Simon Chadwick, author of The Geopolitical Economy of Sport, does not like the term, a neologism whose common use dates back no more than a decade, when it was coined to denounce the dark side of sporting glory in oil dictatorships such as Qatar or Saudi Arabia. Chadwick admits that Rwanda is using sport, “like everyone else, to generate a positive global attitude towards the country.” But he believes that this policy runs parallel to — in some ways subordinate to — the essential objective of promoting development.
For Michela Wrong, whose highly critical book Do Not Disturb was praised by novelist John Le Carré, it is “obvious” that the goal of this commitment to sport lies in the realm of “branding” for a state that is selling a success story after “rising from the ashes of the genocide of the 1990s.” In the story of a “feminist, progressive, and ecological” Rwanda, Wrong says, photos of “famous footballers hugging gorillas alongside Kagame” would be the icing on the cake. An image makeover that, the British author adds, also includes the Rwandan president’s megalomaniacal impulses: “He loves luxury, red carpets, and being talked about all the time.”
Motivations aside, it is surprising that a country with less than $1,000 of GDP per capita is spending obscene amounts on sponsoring already very rich soccer clubs and organizing hugely expensive sporting events. There is a notable difference between Rwanda and a country like Qatar: the former does not have a surplus of petrodollars for expenses that some might consider superfluous or, at least, of low priority.
Victoire Ingabire, a prominent figure in the Rwandan opposition who spent years in prison for political reasons, regrets in a conversation with this newspaper that this money “is not spent on education or agriculture, where 80% of the population works, or on building infrastructure for the whole country, not just for some areas of the capital and tourist sites.”
Ingabire does not understand why the government “is asking for loans to finance these investments, while in rural areas people continue to live in abject poverty.” Although she has no proof, Wrong suspects that a good part of the sum destined for sport comes from gold illegally extracted in the Democratic Republic of the Congo before being exported from Rwanda. According to a recent document issued by the U.S. government, the Rwandan army and M23, a Congolese rebel group, are involved in these smuggling operations.

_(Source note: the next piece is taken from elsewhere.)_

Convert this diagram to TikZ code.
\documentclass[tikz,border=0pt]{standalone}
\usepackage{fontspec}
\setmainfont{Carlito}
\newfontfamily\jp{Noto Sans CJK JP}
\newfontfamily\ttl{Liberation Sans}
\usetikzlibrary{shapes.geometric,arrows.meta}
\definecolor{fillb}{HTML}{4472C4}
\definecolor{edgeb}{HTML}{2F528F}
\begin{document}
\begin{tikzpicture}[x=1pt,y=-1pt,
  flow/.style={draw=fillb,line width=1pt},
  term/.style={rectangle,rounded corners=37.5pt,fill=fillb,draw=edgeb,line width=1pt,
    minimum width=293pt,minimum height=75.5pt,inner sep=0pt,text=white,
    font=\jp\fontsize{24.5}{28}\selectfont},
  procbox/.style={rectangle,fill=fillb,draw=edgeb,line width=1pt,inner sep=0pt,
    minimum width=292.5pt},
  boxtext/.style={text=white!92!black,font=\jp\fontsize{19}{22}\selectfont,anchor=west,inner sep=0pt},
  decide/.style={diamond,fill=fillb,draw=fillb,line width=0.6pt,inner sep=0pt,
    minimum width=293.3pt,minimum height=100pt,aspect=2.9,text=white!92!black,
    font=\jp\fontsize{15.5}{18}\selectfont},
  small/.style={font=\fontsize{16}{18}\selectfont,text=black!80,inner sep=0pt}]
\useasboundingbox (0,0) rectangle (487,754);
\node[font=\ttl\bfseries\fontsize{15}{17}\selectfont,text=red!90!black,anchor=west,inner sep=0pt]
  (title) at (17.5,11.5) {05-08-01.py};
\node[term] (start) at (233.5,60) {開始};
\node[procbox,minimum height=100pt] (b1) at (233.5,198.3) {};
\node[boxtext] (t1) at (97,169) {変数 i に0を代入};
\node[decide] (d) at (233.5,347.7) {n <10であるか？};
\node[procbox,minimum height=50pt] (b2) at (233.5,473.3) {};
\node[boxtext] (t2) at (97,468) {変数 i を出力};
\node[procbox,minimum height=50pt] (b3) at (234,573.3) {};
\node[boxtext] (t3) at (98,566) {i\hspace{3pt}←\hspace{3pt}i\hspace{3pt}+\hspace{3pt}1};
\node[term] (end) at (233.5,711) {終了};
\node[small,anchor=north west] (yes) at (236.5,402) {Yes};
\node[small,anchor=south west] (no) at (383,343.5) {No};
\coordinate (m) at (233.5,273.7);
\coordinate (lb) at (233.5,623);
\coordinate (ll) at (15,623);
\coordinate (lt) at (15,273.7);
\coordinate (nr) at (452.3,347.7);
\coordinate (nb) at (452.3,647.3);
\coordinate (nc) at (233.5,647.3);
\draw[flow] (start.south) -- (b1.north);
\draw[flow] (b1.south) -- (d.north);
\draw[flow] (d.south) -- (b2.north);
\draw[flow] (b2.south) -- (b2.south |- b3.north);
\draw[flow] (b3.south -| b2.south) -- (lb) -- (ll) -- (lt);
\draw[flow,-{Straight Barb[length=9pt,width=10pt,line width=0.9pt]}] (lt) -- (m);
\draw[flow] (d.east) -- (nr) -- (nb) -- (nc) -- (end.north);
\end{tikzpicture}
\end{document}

Nnamdi Madichie, a Nigerian researcher at the Bloomsbury Institute in London, lived in Rwanda from 2021 until just a few months ago. There he observed Rwanda’s rise as an African power in the organization of sporting and other events. “Every week there is a major international meeting in Kigali,” he says. In his opinion, the ultimate test to confirm or deny the Kagame regime’s misuse of sport would be the economic benefits it is, or is not, bringing to the country. “If there is a return on investment, there is no point in talking about sportswashing,” he says.
Madichie refers to a column published last year in The East African by Clare Akamanzi, former CEO of the Rwanda Development Council and now director of NBA Africa. In her article, Akamanzi — who did not respond to this newspaper’s request for an interview, in the same way as five other members of the Rwandan government — argued that investing in sport “has a real impact on the lives” of the people of Rwanda, although without providing many figures. She simply stressed that the strategy “has contributed to the country receiving more than a million visitors” a year. She added that, in the case of sponsorships with European soccer clubs, these had generated over $150 million in earned media value (EMV), a metric to calculate the success of actions to raise awareness of a brand.

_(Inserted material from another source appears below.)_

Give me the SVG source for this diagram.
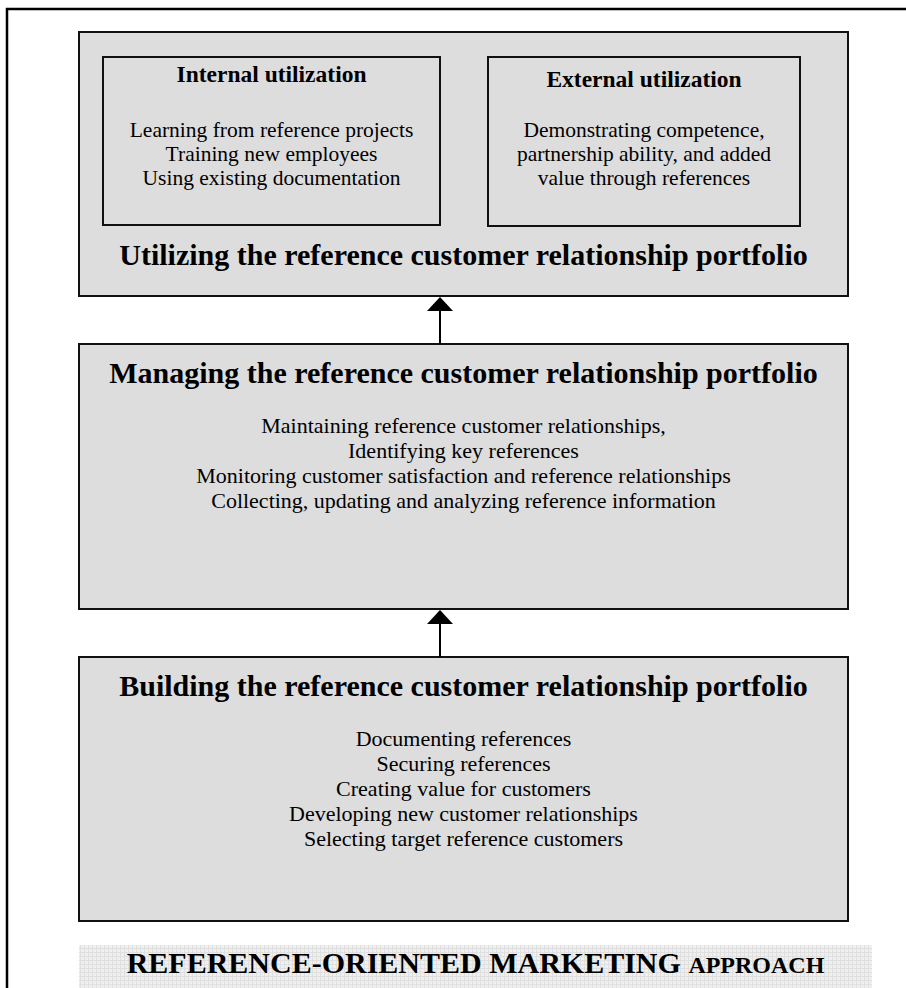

A self-confessed admirer of the Rwandan development model, Madichie lists all that he believes sport is bringing to the country: “Jobs, infrastructure, and a more diversified economy.” Asked about the pressing needs of large sections of the Rwandan population, the researcher argues that poverty alleviation cannot be addressed only with a short-term mentality, “handing out handfuls of rice door to door.”
Broadening the scope, Chadwick reflects on the moral dilemma of doing business in sports in countries that “do not meet Western democratic standards.” Where is the red line? Who draws it? Leaving aside cold economic calculations by teams and organizations, even assuming that they genuinely care about human rights in such countries, is it better to refuse any kind of deal with authoritarian regimes or to negotiate without much consideration?

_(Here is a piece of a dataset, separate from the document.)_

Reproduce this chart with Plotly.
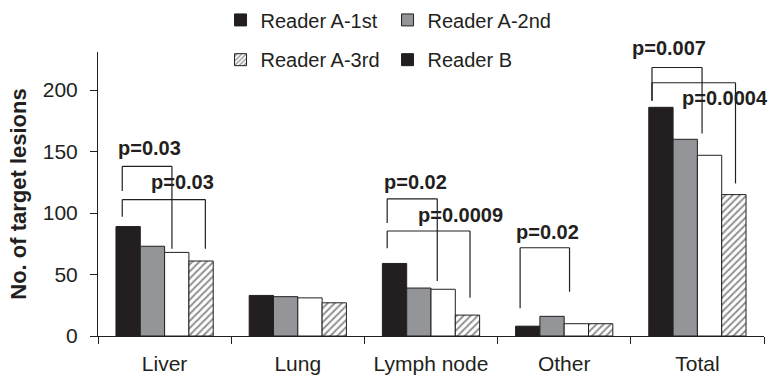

In the absence of easy answers, Chadwick appeals to “the transformative power of sport” and cites two examples. One is current: “In Saudi Arabia, a significant number of senior positions associated with sport are held by women who, five or six years ago, would never have imagined they could get there, even though Saudi society remains very patriarchal.” The second example dates back to the 1980s: “When it was decided at the beginning of that decade that Seoul would host the 1988 Olympics, South Korea was a military dictatorship. Nobody talked about wanting to whitewash anything then. Today, it is a fully democratic country and there is no doubt that the Olympic Games contributed to change.”
The author of The Geopolitical Economy of Sport points to other facets of the concept of sportswashing, nuances that add complexity to the term and plunge it into a nebula of tangled agenda priorities and possible hypocrisies in the shadows. Chadwick mentions a little-known fact. “During the 2022 World Cup in Qatar, there was a huge scandal because the captains of some European teams were banned from wearing armbands in support of the LGBTQI+ community. What not so many people know is that Morocco and Qatar itself tried, in vain, to do the same by calling for a free Palestine. Most Western media gave a lot of importance to the rainbow armbands and ignored those in support of the Palestinian people.”